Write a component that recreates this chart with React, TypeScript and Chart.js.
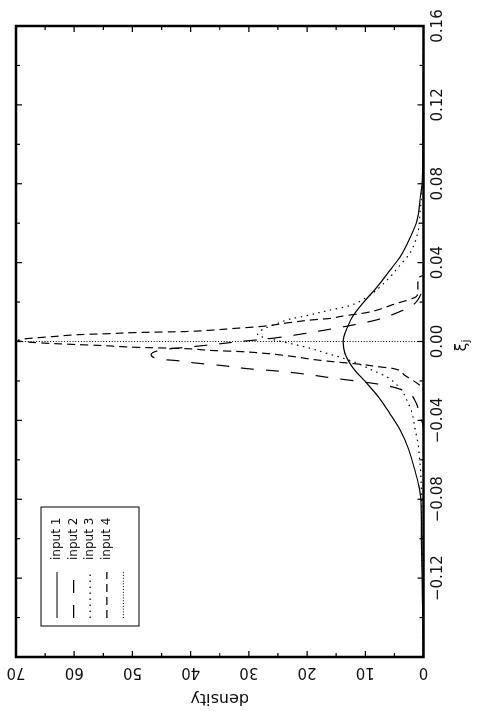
import React, { useEffect, useRef } from 'react';
import { Chart, registerables } from 'chart.js';

Chart.register(...registerables);

// axis ticks
const xiLabels = [-0.12, -0.08, -0.04, 0.0, 0.04, 0.08, 0.12, 0.16];
const xiMinor = [-0.14, -0.1, -0.06, -0.02, 0.02, 0.06, 0.1, 0.14];
const densityLabels = [0, 10, 20, 30, 40, 50, 60, 70];
const densityMinor = [5, 15, 25, 35, 45, 55, 65];

const legendLabels = ['input 1', 'input 2', 'input 3', 'input 4', ''];

// input 1 (solid)
const xi1 = [-0.16, -0.14, -0.12, -0.1, -0.08, -0.072, -0.062, -0.0535, -0.045, -0.0365, -0.029, -0.0213, -0.0134, -0.006, 0.0, 0.007, 0.013, 0.0195, 0.0276, 0.036, 0.043, 0.0527, 0.0616, 0.072, 0.08, 0.1, 0.12, 0.13, 0.16];
const dens1 = [0.05, 0.1, 0.25, 0.35, 0.45, 0.9, 1.8, 2.7, 4.0, 5.8, 7.5, 9.7, 12.1, 13.5, 13.8, 13.1, 12.1, 10.4, 8.0, 5.8, 4.0, 2.3, 1.1, 0.6, 0.26, 0.1, 0.05, 0.02, 0];

// input 2 (long dash)
const xi2 = [-0.16, -0.06, -0.045, -0.0416, -0.0385, -0.031, -0.0254, -0.0223, -0.0203, -0.0185, -0.0165, -0.015, -0.0139, -0.0122, -0.0109, -0.0096, -0.0091, -0.0066, -0.004, -0.003, -0.0015, 0.0, 0.0013, 0.0033, 0.0056, 0.0081, 0.011, 0.016, 0.0178, 0.025, 0.03, 0.16];
const dens2 = [0, 0, 0, 0.1, 0.6, 1.3, 3.0, 6.4, 10.9, 15.7, 20.4, 25.0, 29.8, 34.6, 39.2, 42.7, 44.9, 46.8, 44.4, 41, 36, 31.5, 26.9, 22, 17.3, 12.6, 8.0, 3.4, 2.1, 0.3, 0, 0];

// input 3 (dotted)
const xi3 = [-0.16, -0.14, -0.11, -0.09, -0.07, -0.062, -0.0517, -0.0436, -0.036, -0.03, -0.0238, -0.018, -0.0147, -0.011, -0.008, -0.006, -0.003, -0.001, 0.0005, 0.0035, 0.006, 0.009, 0.0114, 0.0127, 0.0147, 0.016, 0.0178, 0.0226, 0.031, 0.0388, 0.045, 0.0565, 0.065, 0.077, 0.09, 0.16];
const dens3 = [0.05, 0.1, 0.2, 0.3, 0.43, 0.6, 0.95, 1.5, 2.0, 2.8, 4.0, 6.3, 8.7, 11.4, 14.3, 16.6, 20, 22.9, 25.2, 28.5, 27.7, 25.2, 22.9, 20.7, 17.8, 16, 13.1, 9.7, 6.3, 4.0, 2.3, 0.9, 0.6, 0.25, 0.1, 0];

// input 4 (dashed)
const xi4 = [-0.16, -0.025, -0.0223, -0.0172, -0.0137, -0.0127, -0.0117, -0.0101, -0.0091, -0.0076, -0.0061, -0.0051, -0.0046, -0.0035, -0.003, -0.002, -0.0015, -0.0005, 0.0005, 0.0015, 0.0025, 0.0035, 0.004, 0.0046, 0.005, 0.0056, 0.0066, 0.0076, 0.0096, 0.011, 0.0117, 0.0127, 0.0147, 0.0188, 0.0233, 0.028, 0.032, 0.034, 0.16];
const dens4 = [0, 0, 0.6, 3.2, 5.2, 8.0, 10.4, 16, 19, 22.4, 26.9, 31.5, 36, 41.8, 48.7, 55.6, 60, 67, 69.7, 68, 63.6, 59, 53.9, 48.7, 41.5, 37.2, 32.7, 28, 23, 19, 16, 14.3, 9.7, 5.2, 1.1, 0.95, 0.95, 0, 0];

// reference line at xi = 0
const xi0 = [0, 0];
const dens0 = [0, 70];

const pts = (xs: number[], ys: number[]) => xs.map((x, i) => ({ x, y: ys[i] }));

const fmtXi = (v: number) => (v < 0 ? '\u2212' : '') + Math.abs(v).toFixed(2);

const framePlugin = {
  id: 'frame',
  afterDraw(chart: any) {
    const { ctx, chartArea: a } = chart;
    const x = chart.scales.x;
    const y = chart.scales.y;
    ctx.save();
    ctx.strokeStyle = '#000';
    ctx.fillStyle = '#111';
    ctx.setLineDash([]);

    // inward ticks on all four sides
    ctx.lineWidth = 1.2;
    const xTick = (v: number, len: number) => {
      const px = x.getPixelForValue(v);
      ctx.beginPath();
      ctx.moveTo(px, a.bottom);
      ctx.lineTo(px, a.bottom - len);
      ctx.moveTo(px, a.top);
      ctx.lineTo(px, a.top + len);
      ctx.stroke();
    };
    const yTick = (v: number, len: number) => {
      const py = y.getPixelForValue(v);
      ctx.beginPath();
      ctx.moveTo(a.left, py);
      ctx.lineTo(a.left + len, py);
      ctx.moveTo(a.right, py);
      ctx.lineTo(a.right - len, py);
      ctx.stroke();
    };
    xiLabels.forEach((v) => xTick(v, 6));
    xiMinor.forEach((v) => xTick(v, 4));
    densityLabels.forEach((v) => yTick(v, 6));
    densityMinor.forEach((v) => yTick(v, 4));

    ctx.lineWidth = 2.5;
    ctx.strokeRect(a.left, a.top, a.right - a.left, a.bottom - a.top);

    // tick labels
    ctx.font = '15px "DejaVu Sans"';
    ctx.textAlign = 'center';
    ctx.textBaseline = 'middle';
    xiLabels.forEach((v) => {
      ctx.fillText(fmtXi(v), x.getPixelForValue(v), a.bottom + 15);
    });
    densityLabels.forEach((v) => {
      ctx.save();
      ctx.translate(a.left - 15, y.getPixelForValue(v));
      ctx.rotate(-Math.PI / 2);
      ctx.fillText(String(v), 0, 0);
      ctx.restore();
    });

    // axis titles
    ctx.font = '16px "DejaVu Sans"';
    ctx.save();
    ctx.translate(a.left - 41, (a.top + a.bottom) / 2);
    ctx.rotate(-Math.PI / 2);
    ctx.fillText('density', 0, 0);
    ctx.restore();

    const cx = (a.left + a.right) / 2 - 4;
    ctx.textAlign = 'left';
    ctx.fillText('\u03be', cx - 6, a.bottom + 38);
    ctx.font = '11px "DejaVu Sans"';
    ctx.fillText('j', cx + 3, a.bottom + 43);

    // legend
    const bx = a.left + 31;
    const by = a.top + 25;
    ctx.lineWidth = 1;
    ctx.strokeRect(bx, by, 119, 98);
    ctx.font = '12px "DejaVu Sans"';
    chart.data.datasets.forEach((ds: any, i: number) => {
      const ry = by + 16 + i * 16.6;
      ctx.lineWidth = ds.borderWidth;
      ctx.setLineDash(ds.borderDash || []);
      ctx.beginPath();
      ctx.moveTo(bx + 8, ry);
      ctx.lineTo(bx + 54, ry);
      ctx.stroke();
      ctx.setLineDash([]);
      ctx.fillText(legendLabels[i], bx + 66, ry);
    });
    ctx.restore();
  },
};

const DensityChart = () => {
  const canvasRef = useRef<HTMLCanvasElement>(null);

  useEffect(() => {
    const line = { borderColor: '#000', borderWidth: 1.2, pointRadius: 0, fill: false, cubicInterpolationMode: 'monotone' as const };
    const chart = new Chart(canvasRef.current!, {
      type: 'line',
      data: {
        datasets: [
          { ...line, label: legendLabels[0], data: pts(xi1, dens1), borderDash: [] },
          { ...line, label: legendLabels[1], data: pts(xi2, dens2), borderDash: [13, 12] },
          { ...line, label: legendLabels[2], data: pts(xi3, dens3), borderDash: [1.5, 4.5] },
          { ...line, label: legendLabels[3], data: pts(xi4, dens4), borderDash: [8, 5] },
          { ...line, label: 'zero', data: pts(xi0, dens0), borderDash: [1, 1.8], borderWidth: 1, cubicInterpolationMode: 'default', tension: 0 },
        ],
      },
      options: {
        animation: false,
        responsive: false,
        layout: { padding: { left: 54, right: 26, top: 16, bottom: 59.5 } },
        scales: {
          x: { type: 'linear', min: -0.16, max: 0.16, display: false },
          y: { type: 'linear', min: 0, max: 70, display: false },
        },
        plugins: { legend: { display: false }, tooltip: { enabled: false } },
      },
      plugins: [framePlugin],
    });
    return () => chart.destroy();
  }, []);

  return <canvas ref={canvasRef} width={711} height={483} />;
};

export default function App() {
  return (
    <div style={{ position: 'fixed', left: 0, top: 0, width: 483, height: 711, overflow: 'hidden', background: '#fff' }}>
      <div
        style={{
          position: 'absolute',
          left: 0,
          top: 0,
          width: 711,
          height: 483,
          transformOrigin: '0 0',
          transform: 'translate(0px, 711px) rotate(-90deg)',
        }}
      >
        <DensityChart />
      </div>
    </div>
  );
}
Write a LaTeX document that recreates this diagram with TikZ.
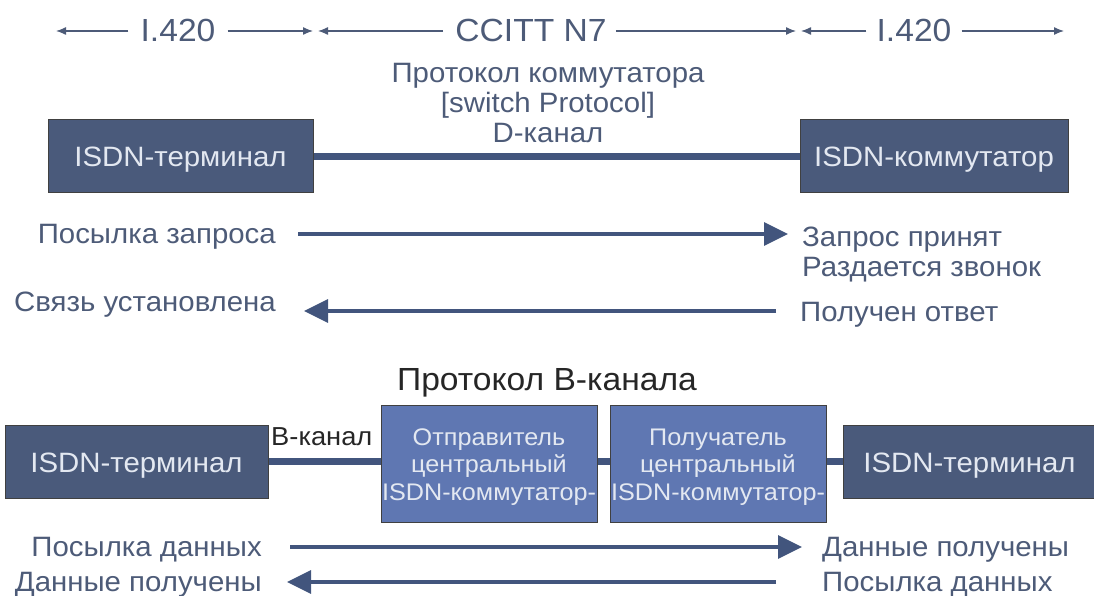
\documentclass[tikz,border=0pt]{standalone}
\usepackage{fontspec}
\setmainfont[FakeStretch=1.05]{Liberation Sans}
\usetikzlibrary{arrows.meta}
\definecolor{txt}{HTML}{4D5B78}
\definecolor{darkfill}{HTML}{4A5A7B}
\definecolor{lightfill}{HTML}{5F77B2}
\definecolor{boxtxt}{HTML}{E3E8F1}
\definecolor{wire}{HTML}{42557D}
\begin{document}
\begin{tikzpicture}[x=1pt,y=-1pt,
  lbl/.style={text=txt,font=\fontsize{28}{30}\selectfont,inner sep=0pt},
  toplbl/.style={text=txt,font=\fontsize{32}{36}\selectfont,inner sep=0pt},
  darkbox/.style={draw=black!75,fill=darkfill,text=boxtxt,minimum height=73pt,
     font=\fontsize{28}{30}\selectfont,line width=1pt,inner sep=0pt,
     text height=25pt,text depth=4pt},
  lightbox/.style={draw=black!75,fill=lightfill,minimum width=216pt,minimum height=117pt,
     line width=1pt,inner sep=0pt},
  lighttext/.style={text=boxtxt,font=\fontsize{24}{27.5}\selectfont,align=center,inner sep=0pt},
  thin/.style={draw=txt,line width=1.3pt,-{Latex[length=10pt,width=8pt]}},
  big/.style={draw=wire,line width=3.5pt,-{Triangle[length=24pt,width=23pt]}},
  wireline/.style={draw=wire,line width=7pt}
]
\useasboundingbox (0,0) rectangle (1094,596);

% top row of scopes
\node[toplbl] (ia) at (178,30) {I.420};
\node[toplbl] (cc) at (531,30) {CCITT N7};
\node[toplbl] (ib) at (914,30) {I.420};
\coordinate (ia1) at (56,31);   \coordinate (ia2) at (313,31);
\coordinate (cc1) at (318,31);  \coordinate (cc2) at (796,31);
\coordinate (ib1) at (801,31);  \coordinate (ib2) at (1064,31);
\draw[thin] ([xshift=-12pt]ia.west |- ia1) -- (ia1);
\draw[thin] ([xshift=12pt]ia.east |- ia2) -- (ia2);
\draw[thin] ([xshift=-12pt]cc.west |- cc1) -- (cc1);
\draw[thin] ([xshift=9pt]cc.east |- cc2) -- (cc2);
\draw[thin] ([xshift=-10pt]ib.west |- ib1) -- (ib1);
\draw[thin] ([xshift=10pt]ib.east |- ib2) -- (ib2);

% D-channel section
\node[lbl,align=center] (proto) at (548,103) {Протокол коммутатора\\{}[switch Protocol]\\D-канал};
\node[darkbox,minimum width=265pt] (term1) at (180.5,156.5) {ISDN-терминал};
\node[darkbox,minimum width=268pt] (sw) at (934,156.5) {ISDN-коммутатор};
\draw[wireline] (term1.east) -- (sw.west);

\node[lbl,anchor=mid east] (req) at (276,241) {Посылка запроса};
\node[lbl,anchor=mid west] (acc) at (802,244) {Запрос принят};
\node[lbl,anchor=mid west] (ring) at (802,274) {Раздается звонок};
\node[lbl,anchor=mid east] (est) at (276,309) {Связь установлена};
\node[lbl,anchor=mid west] (ans) at (800,319) {Получен ответ};
\coordinate (r1) at (298,234); \coordinate (r2) at (788,234);
\coordinate (e1) at (776,311); \coordinate (e2) at (304,311);
\draw[big] (r1) -- (r2);
\draw[big] (e1) -- (e2);

% B-channel section
\node[text=black!85,font=\fontsize{32}{36}\selectfont,inner sep=0pt] (bproto) at (547,383) {Протокол B-канала};
\node[darkbox,minimum width=263pt] (term2) at (136.5,461.5) {ISDN-терминал};
\node[lightbox] (snd) at (489,463.5) {};
\node[lightbox] (rcv) at (718,463.5) {};
\node[lighttext] (sndt) at ([yshift=-3.5pt]snd.center) {Отправитель\\центральный\\ISDN-коммутатор-};
\node[lighttext] (rcvt) at ([yshift=-3.5pt]rcv.center) {Получатель\\центральный\\ISDN-коммутатор-};
\node[darkbox,minimum width=253pt] (term3) at (969.5,461.5) {ISDN-терминал};
\draw[wireline] (term2.east) -- (snd.west |- term2.east);
\draw[wireline] (snd.east |- term2.east) -- (rcv.west |- term2.east);
\draw[wireline] (rcv.east |- term2.east) -- (term3.west);
\node[text=black!85,font=\fontsize{26}{28}\selectfont,inner sep=0pt,anchor=mid west] (bk) at (271,443) {B-канал};

\node[lbl,anchor=mid east] (sd1) at (262,554) {Посылка данных};
\node[lbl,anchor=mid west] (dr1) at (822,554) {Данные получены};
\node[lbl,anchor=mid east] (dr2) at (262,589) {Данные получены};
\node[lbl,anchor=mid west] (sd2) at (822,589) {Посылка данных};
\coordinate (s1) at (290,547); \coordinate (s2) at (802,547);
\coordinate (d1) at (776,582); \coordinate (d2) at (287,582);
\draw[big] (s1) -- (s2);
\draw[big] (d1) -- (d2);
\end{tikzpicture}
\end{document}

● Directions: Starting at the top of the listing above, please restate word for word each line up to and including the one that holds "const legendLabels = ['input", omitting every image.

● Answer to this problem:
Write a component that recreates this chart with React, TypeScript and Chart.js.
import React, { useEffect, useRef } from 'react';
import { Chart, registerables } from 'chart.js';

Chart.register(...registerables);

// axis ticks
const xiLabels = [-0.12, -0.08, -0.04, 0.0, 0.04, 0.08, 0.12, 0.16];
const xiMinor = [-0.14, -0.1, -0.06, -0.02, 0.02, 0.06, 0.1, 0.14];
const densityLabels = [0, 10, 20, 30, 40, 50, 60, 70];
const densityMinor = [5, 15, 25, 35, 45, 55, 65];

const legendLabels = ['input 1', 'input 2', 'input 3', 'input 4', ''];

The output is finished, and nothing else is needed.